THE WORDS INSCRIBED on the Statue of Liberty where it stands on Bedloe's Island in New York harbor are familiar to all of us: 

Give me your tired, your poor,  

Your huddled masses yearning to be free,  

The wretched refuse of your teeming shore.  

Send these, the homeless, tempest-tossed, to me;  

I lift my torch beside the golden door.  

It is not great poetry, perhaps, and many a cynical word could be spoken about how the golden door that the goddess of liberty lights with her torch turned out for many to be the door to a wretchedness greater than any they had left behind on the teeming shores of their homelands. But nevertheless I think the old words have power in them still, if we let them, to move us, to touch us close to where we live.

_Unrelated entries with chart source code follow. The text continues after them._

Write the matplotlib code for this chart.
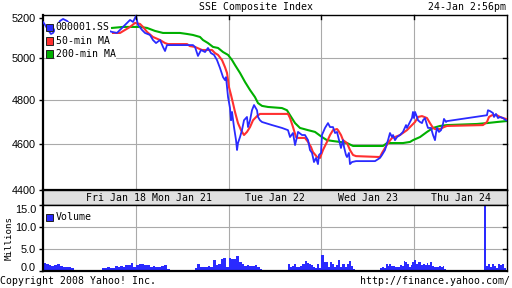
import matplotlib
matplotlib.use('Agg')
import matplotlib.pyplot as plt
from matplotlib.patches import Rectangle
from matplotlib.transforms import blended_transform_factory
import numpy as np

# x axis: one trading day per unit, 09:30 -> 0.0, 15:00 -> 1.0 (lunch kept as gap)
days = ['Fri Jan 18', 'Mon Jan 21', 'Tue Jan 22', 'Wed Jan 23', 'Thu Jan 24']
day_label_pos = [0.79, 1.5, 2.5, 3.5, 4.5]

price_t = [0.000, 0.022, 0.054, 0.086, 0.108, 0.140, 0.183, 0.216, 0.259, 0.291, 0.366,
           0.625, 0.679, 0.744, 0.797, 0.851, 0.905, 0.938, 0.970, 1.002,
           1.024, 1.067, 1.099, 1.153, 1.185, 1.218, 1.261, 1.293, 1.315, 1.336, 1.369,
           1.616, 1.638, 1.670, 1.703, 1.746, 1.778, 1.810, 1.843, 1.875, 1.907, 1.940,
           1.961, 1.972, 1.994,
           2.015, 2.026, 2.037, 2.058, 2.080, 2.091, 2.101, 2.123, 2.144, 2.166, 2.198,
           2.209, 2.231, 2.252, 2.274, 2.306, 2.317, 2.338, 2.360, 2.468, 2.575, 2.640,
           2.662, 2.694, 2.716, 2.737, 2.748, 2.791, 2.823, 2.856, 2.877, 2.899, 2.920,
           2.942, 2.963, 2.974, 2.996,
           3.006, 3.039, 3.071, 3.093, 3.125, 3.147, 3.168, 3.190, 3.211, 3.233, 3.244,
           3.265, 3.276, 3.297, 3.308, 3.330, 3.373, 3.578, 3.631, 3.653, 3.685, 3.707,
           3.718, 3.739, 3.761, 3.772, 3.793, 3.815, 3.847, 3.879, 3.912, 3.922, 3.955,
           3.976, 3.987, 3.998, 4.009,
           4.030, 4.041, 4.063, 4.084, 4.095, 4.116, 4.138, 4.149, 4.181, 4.203, 4.224,
           4.235, 4.246, 4.267, 4.289, 4.310, 4.321, 4.343, 4.353, 4.784, 4.795, 4.817,
           4.849, 4.860, 4.881, 4.903, 4.925, 4.957, 4.989]
price = [5179, 5164, 5139, 5119, 5124, 5149, 5184, 5194, 5184, 5169, 5154,
         5154, 5139, 5129, 5124, 5149, 5174, 5189, 5179, 5209,
         5164, 5139, 5124, 5114, 5089, 5074, 5089, 5055, 5035, 5064, 5064,
         5064, 5055, 5011, 5040, 5030, 5050, 5025, 5016, 4991, 4953, 4909,
         4895, 4909, 4815,
         4764, 4708, 4746, 4677, 4618, 4574, 4605, 4632, 4663, 4708, 4723,
         4677, 4708, 4754, 4778, 4754, 4723, 4708, 4700, 4686, 4673, 4663,
         4632, 4650, 4596, 4632, 4655, 4641, 4641, 4618, 4574, 4561, 4521,
         4539, 4512, 4552, 4561,
         4641, 4673, 4695, 4677, 4677, 4650, 4655, 4618, 4583, 4618, 4587,
         4552, 4543, 4561, 4512, 4521, 4525, 4525, 4539, 4552, 4574, 4605,
         4618, 4650, 4632, 4641, 4618, 4632, 4641, 4655, 4686, 4673, 4700,
         4718, 4746, 4718, 4746,
         4723, 4708, 4700, 4695, 4708, 4718, 4686, 4673, 4673, 4641, 4618,
         4650, 4673, 4655, 4663, 4691, 4714, 4700, 4704, 4731, 4754, 4750,
         4741, 4723, 4737, 4718, 4723, 4718, 4708]

ma50_t = [0.754, 0.830, 0.884, 0.938, 0.991, 1.045, 1.078, 1.121, 1.185, 1.261, 1.315,
          1.347, 1.552, 1.584, 1.638, 1.713, 1.821, 1.853, 1.886, 1.929, 1.961, 1.983,
          2.004, 2.026, 2.047, 2.069, 2.101, 2.134, 2.166, 2.198, 2.231, 2.263, 2.306,
          2.338, 2.640, 2.662, 2.694, 2.726, 2.748, 2.823, 2.856, 2.888, 2.909, 2.953,
          2.985, 3.017, 3.060, 3.093, 3.125, 3.168, 3.179, 3.211, 3.233, 3.276, 3.308,
          3.341, 3.373, 3.631, 3.653, 3.685, 3.718, 3.761, 3.793, 3.847, 3.922, 3.976,
          4.009, 4.041, 4.084, 4.138, 4.170, 4.203, 4.224, 4.278, 4.321, 4.353, 4.741,
          4.784, 4.806, 4.838, 4.892, 4.925, 4.957, 4.989]
ma50 = [5124, 5124, 5139, 5154, 5174, 5169, 5154, 5129, 5104, 5089, 5074,
        5069, 5069, 5059, 5055, 5040, 5040, 5025, 5016, 4991, 4957, 4929,
        4862, 4825, 4787, 4746, 4695, 4663, 4641, 4655, 4677, 4708, 4727,
        4737, 4737, 4718, 4677, 4632, 4628, 4628, 4610, 4587, 4565, 4543,
        4539, 4574, 4610, 4641, 4663, 4668, 4663, 4641, 4618, 4605, 4574,
        4552, 4547, 4543, 4561, 4583, 4605, 4628, 4632, 4641, 4663, 4686,
        4700, 4723, 4727, 4718, 4695, 4673, 4668, 4668, 4677, 4682, 4686,
        4700, 4723, 4731, 4731, 4723, 4718, 4714]

ma200_t = [0.744, 0.862, 0.970, 1.045, 1.121, 1.207, 1.293, 1.401, 1.476, 1.552, 1.616,
           1.692, 1.724, 1.778, 1.832, 1.886, 1.940, 1.994, 2.037, 2.069, 2.123, 2.177,
           2.231, 2.284, 2.317, 2.360, 2.425, 2.575, 2.629, 2.662, 2.716, 2.769, 2.856,
           2.931, 3.006, 3.060, 3.125, 3.200, 3.276, 3.341, 3.664, 3.707, 3.879, 3.955,
           3.987, 4.063, 4.138, 4.203, 4.278, 4.353, 4.677, 4.784, 4.892, 4.989]
ma200 = [5149, 5154, 5154, 5154, 5149, 5134, 5124, 5124, 5124, 5119, 5114,
         5104, 5089, 5074, 5055, 5050, 5030, 5016, 4991, 4967, 4929, 4886,
         4848, 4815, 4787, 4774, 4769, 4764, 4754, 4731, 4695, 4673, 4663,
         4655, 4632, 4618, 4614, 4610, 4605, 4592, 4592, 4605, 4605, 4610,
         4618, 4632, 4655, 4673, 4682, 4686, 4691, 4695, 4700, 4704]

# volume in millions, one list per trading session (day, start, end, values)
vol_sessions = [
    (0, '09:30', '11:30', [1.8, 1.7, 1.3, 1.2, 1.4, 1.6, 1.1, 0.9, 0.9, 0.9, 0.6, 0.3]),
    (0, '13:00', '15:00', [0.6, 0.6, 0.9, 0.7, 0.7, 1.1, 0.85, 1.2, 0.8, 1.3, 1.35, 1.8, 0.95]),
    (1, '09:30', '11:30', [1.4, 1.5, 1.5, 1.4, 1.35, 1.0, 1.2, 0.8, 0.85, 1.2, 1.3, 0.5]),
    (1, '13:00', '15:00', [0.6, 1.5, 0.9, 0.8, 0.8, 1.1, 0.9, 2.4, 1.3, 1.7, 2.7, 2.9, 1.0]),
    (2, '09:30', '11:30', [3.0, 2.7, 2.8, 3.3, 2.0, 1.5, 1.1, 1.35, 1.1, 1.2, 1.35, 0.9, 0.5]),
    (2, '13:00', '15:00', [1.5, 0.9, 1.2, 1.6, 1.0, 0.8, 1.1, 1.6, 2.3, 1.8, 1.5, 1.4, 1.0,
                           0.6, 1.5, 0.7]),
    (3, '09:30', '11:30', [3.6, 2.0, 2.0, 0.9, 2.0, 1.7, 1.0, 1.3, 2.4, 1.0, 1.5, 0.9, 1.7,
                           2.3, 1.2, 0.4]),
    (3, '13:00', '15:00', [0.7, 0.9, 0.6, 1.5, 1.2, 1.7, 1.2, 1.1, 1.0, 0.9, 1.0, 1.3, 1.2,
                           2.3, 2.1, 1.7, 1.0, 1.3, 2.1]),
    (4, '09:30', '11:30', [2.5, 1.5, 2.1, 2.0, 1.3, 1.7, 1.3, 1.9, 1.4, 2.1, 1.2, 0.9, 1.0,
                           0.8, 1.2, 0.9, 1.2, 0.4, 0.2]),
    (4, '13:38', '14:56', [16.0, 1.2, 1.5, 0.9, 1.5, 1.2, 0.75, 1.5, 1.35, 1.5, 0.6]),
]

price_ticks = [4400, 4600, 4800, 5000, 5200]
vol_ticks = [0, 5, 10, 15]

BLUE = '#2a2aff'
RED = '#ff3030'
GREEN = '#00b000'
GRID = '#aaaaaa'
MONO = 'DejaVu Sans Mono'
SANS = 'Liberation Sans'
W, H = 512, 288


def pos(day, hhmm):
    h, m = map(int, hhmm.split(':'))
    return day + (h * 60 + m - 570) / 330.0


def fx(x):
    return x / W


def fy(y):
    return 1 - y / H


def inner_ticks(a, yvals, xvals):
    # short inward ticks on the right and top edges
    tr = blended_transform_factory(a.transAxes, a.transData)
    for v in yvals:
        a.plot([0.991, 1.0], [v, v], transform=tr, color='black', lw=1,
               clip_on=False, zorder=5)
    tr = blended_transform_factory(a.transData, a.transAxes)
    for d in xvals:
        a.plot([d, d], [0.98, 1.0], transform=tr, color='black', lw=1,
               clip_on=False, zorder=5)


fig = plt.figure(figsize=(5.12, 2.88), dpi=100)
fig.patch.set_facecolor('white')

ax = fig.add_axes([fx(43), fy(190), 464 / W, 175 / H])
strip = fig.add_axes([fx(43), fy(205), 464 / W, 15 / H])
axv = fig.add_axes([fx(43), fy(271), 464 / W, 66 / H])

# ---- price panel ----
ax.set_yscale('log')
ax.set_xlim(0, 5)
ax.set_ylim(4400, 5214)
for v in [4600, 4800, 5000]:
    ax.axhline(v, color=GRID, lw=0.8, zorder=0)
for d in range(1, 5):
    ax.axvline(d, color=GRID, lw=0.8, zorder=0)
ax.plot(ma200_t, ma200, color=GREEN, lw=1.5, zorder=2)
ax.plot(ma50_t, ma50, color=RED, lw=1.5, zorder=3)
ax.plot(price_t, price, color=BLUE, lw=1.3, zorder=4)
ax.set_yticks(price_ticks)
ax.set_yticklabels([str(v) for v in price_ticks], fontsize=7.8, family=SANS)
ax.yaxis.set_minor_locator(matplotlib.ticker.NullLocator())
ax.tick_params(axis='y', direction='out', length=3, width=1, pad=2)
ax.set_xticks([])
inner_ticks(ax, [4600, 4800, 5000], [1, 2, 3, 4])

# ---- date strip ----
strip.set_facecolor('#e0e0e0')
strip.set_xlim(0, 5)
strip.set_ylim(0, 1)
strip.set_xticks([])
strip.set_yticks([])
for i, name in enumerate(days):
    strip.text(day_label_pos[i], 0.45, name, ha='center', va='center',
               fontsize=7.1, family=MONO)

# ---- volume panel ----
axv.set_xlim(0, 5)
axv.set_ylim(0, 15)
for v in [5, 10]:
    axv.axhline(v, color=GRID, lw=0.8, zorder=0)
for d in range(1, 5):
    axv.axvline(d, color=GRID, lw=0.8, zorder=0)
for day, start, end, vals in vol_sessions:
    a, b = pos(day, start), pos(day, end)
    edges = np.linspace(a, b, len(vals) + 1)
    axv.bar(edges[:-1], vals, width=(b - a) / len(vals), align='edge',
            color=BLUE, edgecolor='none', zorder=2)
axv.set_yticks(vol_ticks)
axv.set_yticklabels(['%.1f' % v for v in vol_ticks], fontsize=7.8, family=SANS)
labels = axv.get_yticklabels()
labels[-1].set_va('top')
labels[0].set_va('baseline')
axv.tick_params(axis='y', direction='out', length=3, width=1, pad=2)
axv.set_xticks([])
axv.set_ylabel('Millions', fontsize=6.6, family=MONO, labelpad=1)
inner_ticks(axv, [5, 10], [])

for a in (ax, strip, axv):
    for s in a.spines.values():
        s.set_color('black')
        s.set_linewidth(1)
    a.spines['left'].set_linewidth(1.6)
ax.spines['bottom'].set_linewidth(1.6)
axv.spines['bottom'].set_linewidth(1.6)


# ---- legends ----
def legend_item(x, y, color, label):
    fig.add_artist(Rectangle((fx(x - 3.5), fy(y + 3.5)), 7 / W, 7 / H,
                             transform=fig.transFigure, facecolor=color,
                             edgecolor='#222222', lw=0.7, zorder=10))
    fig.text(fx(x + 6), fy(y), label, ha='left', va='center', fontsize=7.1,
             family=MONO, zorder=9,
             bbox=dict(facecolor='white', edgecolor='none', pad=0.5))


legend_item(49.5, 27.5, BLUE, '000001.SS')
legend_item(49.5, 41, RED, '50-min MA')
legend_item(49.5, 54, GREEN, '200-min MA')
legend_item(49.5, 217.5, BLUE, 'Volume')

# ---- header / footer ----
fig.text(0.5, fy(7), 'SSE Composite Index', ha='center', va='center',
         fontsize=7.1, family=MONO)
fig.text(fx(506), fy(7), '24-Jan 2:56pm', ha='right', va='center',
         fontsize=7.1, family=MONO)
fig.text(fx(0), fy(281), 'Copyright 2008 Yahoo! Inc.', ha='left', va='center',
         fontsize=7.1, family=MONO)
fig.text(fx(510), fy(281), 'http://finance.yahoo.com/', ha='right', va='center',
         fontsize=7.1, family=MONO)

fig.savefig('out.png', dpi=100, facecolor='white')
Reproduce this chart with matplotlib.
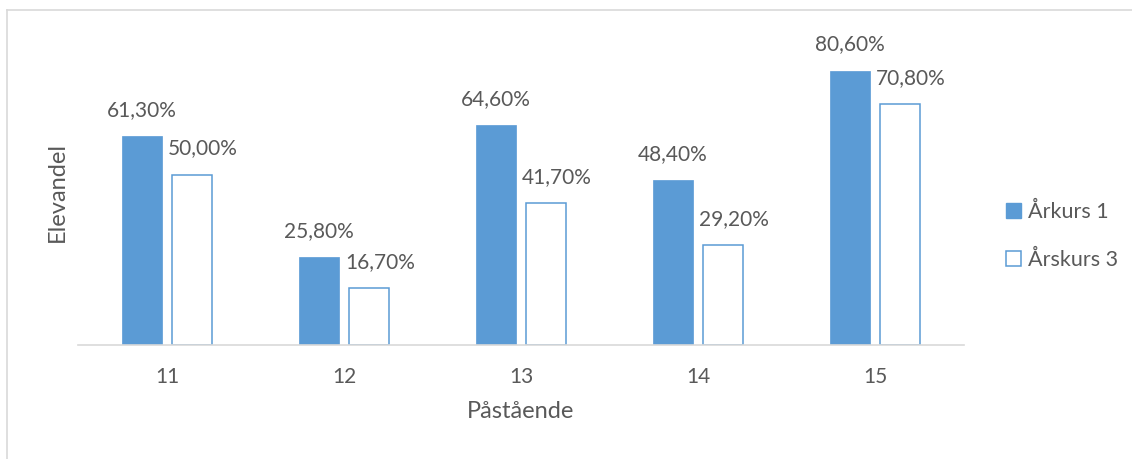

And the reason they have such power, I believe, is that one way or another they are words about us. Whether we're rich or poor, whether our forebears came to this country on the Mayflower or a New England slave ship or a nineteenth-century clipper or in a twentieth-century jet, those huddled masses are part of who all of us are, both as individuals and as a people. They are our fathers and mothers. They are our common past. Yet it goes farther and deeper than that. They are our past, and yet they are also ourselves. In countless ways, both hidden and not so hidden, it is you and I who are the homeless and tempest-tossed, waiting on our own Ellis Islands for the great promise to be kept of a new world, a new life, which we haven't yet found. We are the ones who yearn to breathe free. We stand not merely like them but in a sense with them beside the golden door. To read the story of our immigrant forebears as it is summarized on the base of the old statue is to read our own story, and maybe it is only when we see that it is our own story that we can really understand either it or ourselves.